• **GIVEN PROBLEM**
Print the listing from its top line through the line containing "const CX = 455, CY = 280, R = 141;", nothing more, and leave out the pictures.
* BEGIN RECORDED INFORMATION *
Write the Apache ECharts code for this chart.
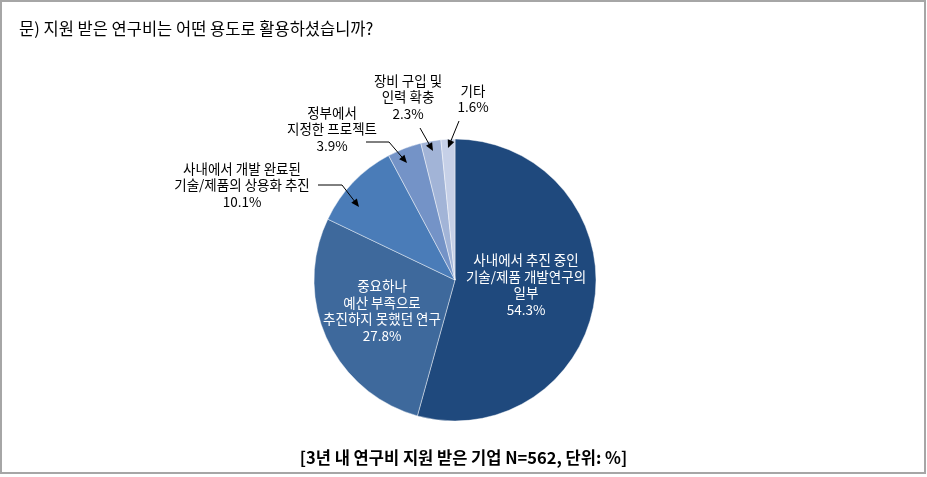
<!DOCTYPE html>
<html>
<head>
<meta charset="utf-8">
<script src="https://cdn.jsdelivr.net/npm/echarts@6/dist/echarts.min.js"></script>
<style>
html,body{margin:0;padding:0;background:#fff;}
#c{width:927px;height:477px;}
</style>
</head>
<body>
<div id="c"></div>
<script>
const categories = [
  '사내에서 추진 중인\n기술/제품 개발연구의\n일부',
  '중요하나\n예산 부족으로\n추진하지 못했던 연구',
  '사내에서 개발 완료된\n기술/제품의 상용화 추진',
  '정부에서\n지정한 프로젝트',
  '장비 구입 및\n인력 확충',
  '기타'
];
const values = [54.3, 27.8, 10.1, 3.9, 2.3, 1.6];
const colors = ['#1F497D', '#3E699C', '#4A7CB8', '#7493C7', '#A2B4D7', '#C6D0E7'];
const titleText = '문) 지원 받은 연구비는 어떤 용도로 활용하셨습니까?';
const footerText = '[3년 내 연구비 지원 받은 기업 N=562, 단위: %]';

const FONT = '"Noto Sans CJK KR", "Noto Sans", sans-serif';
const CX = 455, CY = 280, R = 141;

// label placement (center of label block), leader elbows and arrow tips
const labelPlace = [
  { x: 526, y: 285 },
  { x: 382, y: 311 },
  { x: 242, y: 185, pts: [[318, 185], [342, 185]], tip: [359, 207] },
  { x: 332, y: 129, pts: [[366, 142], [389, 142]], tip: [407, 163] },
  { x: 408, y: 97,  pts: [[420, 128]], tip: [433, 151] },
  { x: 473, y: 99,  pts: [[459, 121]], tip: [448, 148] }
];

const data = categories.map((c, i) => ({
  name: c,
  value: values[i],
  itemStyle: { color: colors[i] },
  label: i < 2
    ? { position: 'inside', color: '#fff' }
    : { position: 'outside', color: '#000' }
}));

// leader lines with arrowheads
const leaders = [];
labelPlace.forEach(p => {
  if (!p.tip) return;
  const T = p.tip;
  const F = p.pts[p.pts.length - 1];
  let ux = T[0] - F[0], uy = T[1] - F[1];
  const L = Math.hypot(ux, uy); ux /= L; uy /= L;
  const nx = -uy, ny = ux;
  const len = 8, hw = 3.5;
  leaders.push({
    type: 'polyline', z: 100,
    shape: { points: p.pts.concat([[T[0] - 4 * ux, T[1] - 4 * uy]]) },
    style: { stroke: '#000', lineWidth: 1, fill: null }
  });
  leaders.push({
    type: 'polygon', z: 100,
    shape: { points: [
      [T[0], T[1]],
      [T[0] - len * ux + hw * nx, T[1] - len * uy + hw * ny],
      [T[0] - len * ux - hw * nx, T[1] - len * uy - hw * ny]
    ] },
    style: { fill: '#000' }
  });
});

const chart = echarts.init(document.getElementById('c'), null, { renderer: 'canvas' });
chart.setOption({
  backgroundColor: '#fff',
  animation: false,
  title: {
    text: titleText,
    left: 14, top: 15,
    textStyle: { fontFamily: FONT, fontSize: 16.5, fontWeight: 'normal', color: '#000' }
  },
  graphic: [
    { type: 'rect', shape: { x: 1, y: 1, width: 924, height: 472 },
      style: { fill: 'none', stroke: '#A6A6A6', lineWidth: 2 }, z: -1 },
    { type: 'text', left: 'center', top: 449,
      style: { text: footerText, font: 'bold 16.5px ' + FONT, fill: '#000' } }
  ].concat(leaders),
  series: [{
    type: 'pie',
    center: [CX, CY],
    radius: R,
    startAngle: 90,
    clockwise: true,
    avoidLabelOverlap: false,
    data: data,
    itemStyle: { borderColor: 'rgba(255,255,255,0.55)', borderWidth: 0.8 },
    label: {
      formatter: p => p.name + '\n' + p.value.toFixed(1) + '%',
      fontFamily: FONT,
      fontSize: 13.5,
      lineHeight: 16.5,
      align: 'center'
    },
    labelLine: { show: false },
    labelLayout: function (params) {
      const p = labelPlace[params.dataIndex];
      return { x: p.x, y: p.y, align: 'center', verticalAlign: 'middle' };
    }
  }]
});
</script>
</body>
</html>
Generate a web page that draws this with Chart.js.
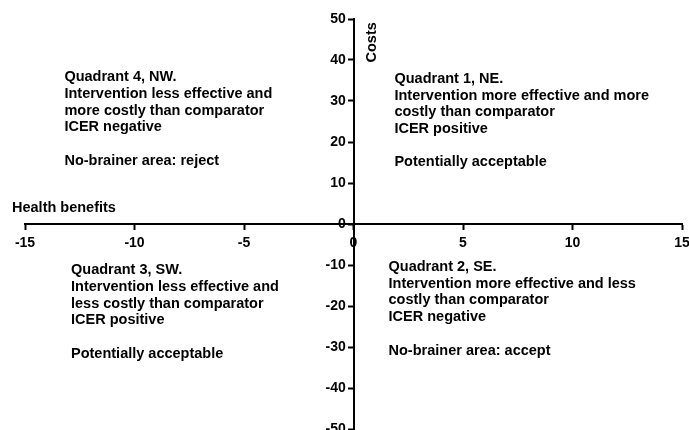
<!DOCTYPE html>
<html>
<head>
<meta charset="utf-8">
<script src="https://cdn.jsdelivr.net/npm/chart.js@4"></script>
<style>
  html, body { margin: 0; padding: 0; background: #fff; overflow: hidden; }
  #wrap { width: 689px; height: 430px; }
</style>
</head>
<body>
<div id="wrap"><canvas id="c" width="689" height="430"></canvas></div>
<script>
// ---- chart data ----
const xRange = [-15, 15];
const yRange = [-50, 50];
const xStep = 5;
const yStep = 10;
const xTitle = 'Health benefits';
const yTitle = 'Costs';
const points = []; // the plane carries no plotted observations

const q1Lines = ['Quadrant 1, NE.', 'Intervention more effective and more', 'costly than comparator', 'ICER positive', '', 'Potentially acceptable'];
const q2Lines = ['Quadrant 2, SE.', 'Intervention more effective and less', 'costly than comparator', 'ICER negative', '', 'No-brainer area: accept'];
const q3Lines = ['Quadrant 3, SW.', 'Intervention less effective and', 'less costly than comparator', 'ICER positive', '', 'Potentially acceptable'];
const q4Lines = ['Quadrant 4, NW.', 'Intervention less effective and', 'more costly than comparator', 'ICER negative', '', 'No-brainer area: reject'];

// ---- layout / style (anchors in data units) ----
const FONT = '"Liberation Sans", Arial, Helvetica, sans-serif';
const TEXT_SIZE = 14.5;
const TICK_SIZE = 14;
const blocks = [
  { lines: q1Lines, x: 1.87, y: 35.4 },
  { lines: q2Lines, x: 1.6, y: -10.5 },
  { lines: q3Lines, x: -12.9, y: -11.3 },
  { lines: q4Lines, x: -13.2, y: 35.8 }
];
const LINE_H = 16.7;

const textPlugin = {
  id: 'quadText',
  afterDraw(chart) {
    const ctx = chart.ctx;
    const xs = chart.scales.x, ys = chart.scales.y;
    ctx.save();
    ctx.fillStyle = '#000';
    ctx.font = 'bold ' + TEXT_SIZE + 'px ' + FONT;
    ctx.textAlign = 'left';
    ctx.textBaseline = 'middle';
    blocks.forEach(b => {
      const px = xs.getPixelForValue(b.x);
      const py = ys.getPixelForValue(b.y);
      b.lines.forEach((t, i) => { if (t) ctx.fillText(t, px, py + i * LINE_H); });
    });
    // axis titles
    const x0 = xs.getPixelForValue(0);
    const y0 = ys.getPixelForValue(0);
    ctx.fillText(xTitle, 12, y0 - 16);
    ctx.save();
    ctx.translate(x0 + 18, ys.getPixelForValue(44.3));
    ctx.rotate(-Math.PI / 2);
    ctx.textAlign = 'center';
    ctx.fillText(yTitle, 0, 0);
    ctx.restore();
    ctx.restore();
  }
};

const zeroPad = (s) => { s.paddingLeft = 0; s.paddingRight = 0; s.paddingTop = 0; s.paddingBottom = 0; };

new Chart(document.getElementById('c'), {
  type: 'scatter',
  data: { datasets: [{ data: points, pointRadius: 0 }] },
  options: {
    responsive: false,
    animation: false,
    devicePixelRatio: 1,
    layout: { padding: { left: 25, right: 7, top: 19, bottom: 1 } },
    plugins: { legend: { display: false }, tooltip: { enabled: false } },
    scales: {
      x: {
        type: 'linear',
        position: { y: 0 },
        min: xRange[0], max: xRange[1],
        afterFit: zeroPad,
        ticks: { stepSize: xStep, color: '#000', padding: 6, maxRotation: 0, autoSkip: false,
                 font: { family: FONT, size: TICK_SIZE, weight: 'bold' } },
        grid: { drawOnChartArea: false, drawTicks: true, tickLength: 5, tickWidth: 2, tickColor: '#000' },
        border: { display: true, color: '#000', width: 2 }
      },
      y: {
        type: 'linear',
        position: { x: 0 },
        min: yRange[0], max: yRange[1],
        afterFit: zeroPad,
        ticks: { stepSize: yStep, color: '#000', autoSkip: false,
                 callback: (v) => v + '\u00a0\u00a0',
                 font: { family: FONT, size: TICK_SIZE, weight: 'bold' } },
        grid: { drawOnChartArea: false, drawTicks: true, tickLength: 5, tickWidth: 2, tickColor: '#000' },
        border: { display: true, color: '#000', width: 2 }
      }
    }
  },
  plugins: [textPlugin]
});
</script>
</body>
</html>
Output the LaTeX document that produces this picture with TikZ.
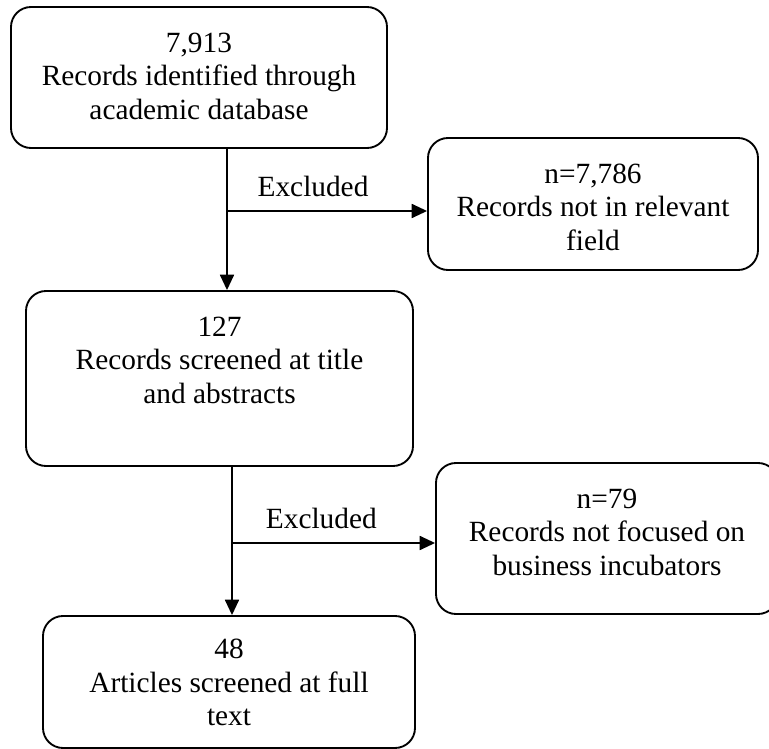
* END RECORDED INFORMATION *
• **TASK RESPONSE**
Write the Apache ECharts code for this chart.
<!DOCTYPE html>
<html>
<head>
<meta charset="utf-8">
<script src="https://cdn.jsdelivr.net/npm/echarts@6/dist/echarts.min.js"></script>
<style>
html,body{margin:0;padding:0;background:#fff;}
#c{width:927px;height:477px;}
</style>
</head>
<body>
<div id="c"></div>
<script>
const categories = [
  '사내에서 추진 중인\n기술/제품 개발연구의\n일부',
  '중요하나\n예산 부족으로\n추진하지 못했던 연구',
  '사내에서 개발 완료된\n기술/제품의 상용화 추진',
  '정부에서\n지정한 프로젝트',
  '장비 구입 및\n인력 확충',
  '기타'
];
const values = [54.3, 27.8, 10.1, 3.9, 2.3, 1.6];
const colors = ['#1F497D', '#3E699C', '#4A7CB8', '#7493C7', '#A2B4D7', '#C6D0E7'];
const titleText = '문) 지원 받은 연구비는 어떤 용도로 활용하셨습니까?';
const footerText = '[3년 내 연구비 지원 받은 기업 N=562, 단위: %]';

const FONT = '"Noto Sans CJK KR", "Noto Sans", sans-serif';
const CX = 455, CY = 280, R = 141;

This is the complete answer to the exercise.